> **Goal of the exercise**
The entries below contain pictures. Retype everything except those pictures, exactly as given.

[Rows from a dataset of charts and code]
|---|
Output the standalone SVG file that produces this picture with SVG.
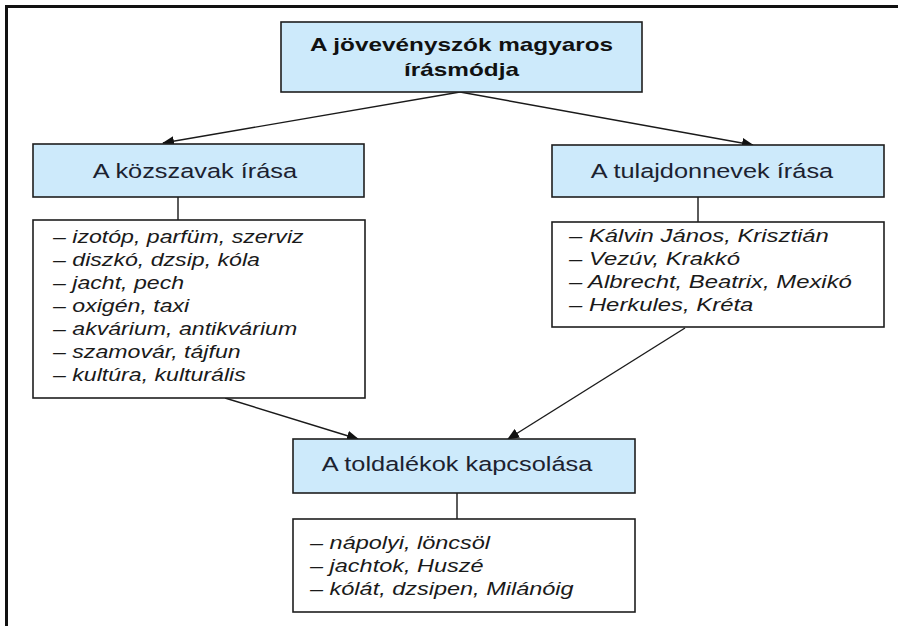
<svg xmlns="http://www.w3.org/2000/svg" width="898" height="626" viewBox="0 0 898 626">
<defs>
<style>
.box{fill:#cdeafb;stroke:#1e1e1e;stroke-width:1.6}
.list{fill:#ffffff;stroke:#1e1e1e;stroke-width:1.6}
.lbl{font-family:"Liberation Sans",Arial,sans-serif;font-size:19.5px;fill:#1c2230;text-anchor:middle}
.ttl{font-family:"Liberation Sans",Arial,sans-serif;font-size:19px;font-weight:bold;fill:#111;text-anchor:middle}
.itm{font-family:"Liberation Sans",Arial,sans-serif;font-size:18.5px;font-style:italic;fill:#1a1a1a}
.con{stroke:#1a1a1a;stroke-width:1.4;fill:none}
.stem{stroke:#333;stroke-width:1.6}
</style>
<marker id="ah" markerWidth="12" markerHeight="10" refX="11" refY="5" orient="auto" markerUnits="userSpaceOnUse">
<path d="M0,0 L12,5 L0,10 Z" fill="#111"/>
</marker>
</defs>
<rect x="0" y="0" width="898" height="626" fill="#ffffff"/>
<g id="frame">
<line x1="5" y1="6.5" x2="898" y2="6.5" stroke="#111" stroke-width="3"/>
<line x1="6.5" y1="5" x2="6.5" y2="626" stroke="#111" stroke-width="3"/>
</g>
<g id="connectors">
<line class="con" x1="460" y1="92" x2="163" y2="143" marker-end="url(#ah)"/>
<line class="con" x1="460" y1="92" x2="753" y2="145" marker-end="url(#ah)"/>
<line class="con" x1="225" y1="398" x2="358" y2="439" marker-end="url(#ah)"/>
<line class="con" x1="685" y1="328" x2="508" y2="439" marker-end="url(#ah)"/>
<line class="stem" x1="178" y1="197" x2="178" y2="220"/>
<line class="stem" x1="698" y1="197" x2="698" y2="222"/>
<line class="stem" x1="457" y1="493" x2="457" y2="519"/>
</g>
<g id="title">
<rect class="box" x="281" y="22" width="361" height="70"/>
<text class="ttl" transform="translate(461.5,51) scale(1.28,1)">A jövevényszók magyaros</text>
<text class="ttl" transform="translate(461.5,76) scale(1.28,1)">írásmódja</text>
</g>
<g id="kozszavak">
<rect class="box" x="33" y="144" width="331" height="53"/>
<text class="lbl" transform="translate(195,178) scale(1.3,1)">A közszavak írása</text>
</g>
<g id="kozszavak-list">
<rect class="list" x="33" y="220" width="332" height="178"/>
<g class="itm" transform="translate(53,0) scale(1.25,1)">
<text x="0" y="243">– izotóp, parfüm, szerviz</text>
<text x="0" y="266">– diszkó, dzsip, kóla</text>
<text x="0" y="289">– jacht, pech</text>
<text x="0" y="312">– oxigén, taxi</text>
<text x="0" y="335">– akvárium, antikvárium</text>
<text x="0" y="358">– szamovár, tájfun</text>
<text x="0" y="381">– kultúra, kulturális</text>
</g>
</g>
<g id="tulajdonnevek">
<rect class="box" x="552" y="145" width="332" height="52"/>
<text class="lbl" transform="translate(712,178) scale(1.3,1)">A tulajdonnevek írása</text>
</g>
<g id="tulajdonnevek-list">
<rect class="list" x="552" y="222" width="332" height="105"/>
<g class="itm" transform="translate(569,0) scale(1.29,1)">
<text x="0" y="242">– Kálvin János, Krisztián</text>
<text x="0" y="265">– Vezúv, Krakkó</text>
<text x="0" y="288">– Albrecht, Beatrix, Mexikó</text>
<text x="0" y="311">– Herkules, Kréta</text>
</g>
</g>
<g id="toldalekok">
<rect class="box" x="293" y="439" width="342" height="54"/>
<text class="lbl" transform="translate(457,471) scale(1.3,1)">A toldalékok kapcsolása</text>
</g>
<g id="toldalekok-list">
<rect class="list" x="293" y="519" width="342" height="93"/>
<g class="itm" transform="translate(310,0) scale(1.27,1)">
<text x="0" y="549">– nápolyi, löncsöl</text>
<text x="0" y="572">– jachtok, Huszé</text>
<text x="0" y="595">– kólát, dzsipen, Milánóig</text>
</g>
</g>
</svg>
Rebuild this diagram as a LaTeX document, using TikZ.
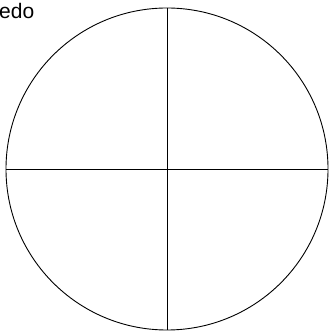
|---|
> **Exercise solution**
Output the standalone SVG file that produces this picture with SVG.
<svg xmlns="http://www.w3.org/2000/svg" width="898" height="626" viewBox="0 0 898 626">
<defs>
<style>
.box{fill:#cdeafb;stroke:#1e1e1e;stroke-width:1.6}
.list{fill:#ffffff;stroke:#1e1e1e;stroke-width:1.6}
.lbl{font-family:"Liberation Sans",Arial,sans-serif;font-size:19.5px;fill:#1c2230;text-anchor:middle}
.ttl{font-family:"Liberation Sans",Arial,sans-serif;font-size:19px;font-weight:bold;fill:#111;text-anchor:middle}
.itm{font-family:"Liberation Sans",Arial,sans-serif;font-size:18.5px;font-style:italic;fill:#1a1a1a}
.con{stroke:#1a1a1a;stroke-width:1.4;fill:none}
.stem{stroke:#333;stroke-width:1.6}
</style>
<marker id="ah" markerWidth="12" markerHeight="10" refX="11" refY="5" orient="auto" markerUnits="userSpaceOnUse">
<path d="M0,0 L12,5 L0,10 Z" fill="#111"/>
</marker>
</defs>
<rect x="0" y="0" width="898" height="626" fill="#ffffff"/>
<g id="frame">
<line x1="5" y1="6.5" x2="898" y2="6.5" stroke="#111" stroke-width="3"/>
<line x1="6.5" y1="5" x2="6.5" y2="626" stroke="#111" stroke-width="3"/>
</g>
<g id="connectors">
<line class="con" x1="460" y1="92" x2="163" y2="143" marker-end="url(#ah)"/>
<line class="con" x1="460" y1="92" x2="753" y2="145" marker-end="url(#ah)"/>
<line class="con" x1="225" y1="398" x2="358" y2="439" marker-end="url(#ah)"/>
<line class="con" x1="685" y1="328" x2="508" y2="439" marker-end="url(#ah)"/>
<line class="stem" x1="178" y1="197" x2="178" y2="220"/>
<line class="stem" x1="698" y1="197" x2="698" y2="222"/>
<line class="stem" x1="457" y1="493" x2="457" y2="519"/>
</g>
<g id="title">
<rect class="box" x="281" y="22" width="361" height="70"/>
<text class="ttl" transform="translate(461.5,51) scale(1.28,1)">A jövevényszók magyaros</text>
<text class="ttl" transform="translate(461.5,76) scale(1.28,1)">írásmódja</text>
</g>
<g id="kozszavak">
<rect class="box" x="33" y="144" width="331" height="53"/>
<text class="lbl" transform="translate(195,178) scale(1.3,1)">A közszavak írása</text>
</g>
<g id="kozszavak-list">
<rect class="list" x="33" y="220" width="332" height="178"/>
<g class="itm" transform="translate(53,0) scale(1.25,1)">
<text x="0" y="243">– izotóp, parfüm, szerviz</text>
<text x="0" y="266">– diszkó, dzsip, kóla</text>
<text x="0" y="289">– jacht, pech</text>
<text x="0" y="312">– oxigén, taxi</text>
<text x="0" y="335">– akvárium, antikvárium</text>
<text x="0" y="358">– szamovár, tájfun</text>
<text x="0" y="381">– kultúra, kulturális</text>
</g>
</g>
<g id="tulajdonnevek">
<rect class="box" x="552" y="145" width="332" height="52"/>
<text class="lbl" transform="translate(712,178) scale(1.3,1)">A tulajdonnevek írása</text>
</g>
<g id="tulajdonnevek-list">
<rect class="list" x="552" y="222" width="332" height="105"/>
<g class="itm" transform="translate(569,0) scale(1.29,1)">
<text x="0" y="242">– Kálvin János, Krisztián</text>
<text x="0" y="265">– Vezúv, Krakkó</text>
<text x="0" y="288">– Albrecht, Beatrix, Mexikó</text>
<text x="0" y="311">– Herkules, Kréta</text>
</g>
</g>
<g id="toldalekok">
<rect class="box" x="293" y="439" width="342" height="54"/>
<text class="lbl" transform="translate(457,471) scale(1.3,1)">A toldalékok kapcsolása</text>
</g>
<g id="toldalekok-list">
<rect class="list" x="293" y="519" width="342" height="93"/>
<g class="itm" transform="translate(310,0) scale(1.27,1)">
<text x="0" y="549">– nápolyi, löncsöl</text>
<text x="0" y="572">– jachtok, Huszé</text>
<text x="0" y="595">– kólát, dzsipen, Milánóig</text>
</g>
</g>
</svg>
Rebuild this diagram as a LaTeX document, using TikZ.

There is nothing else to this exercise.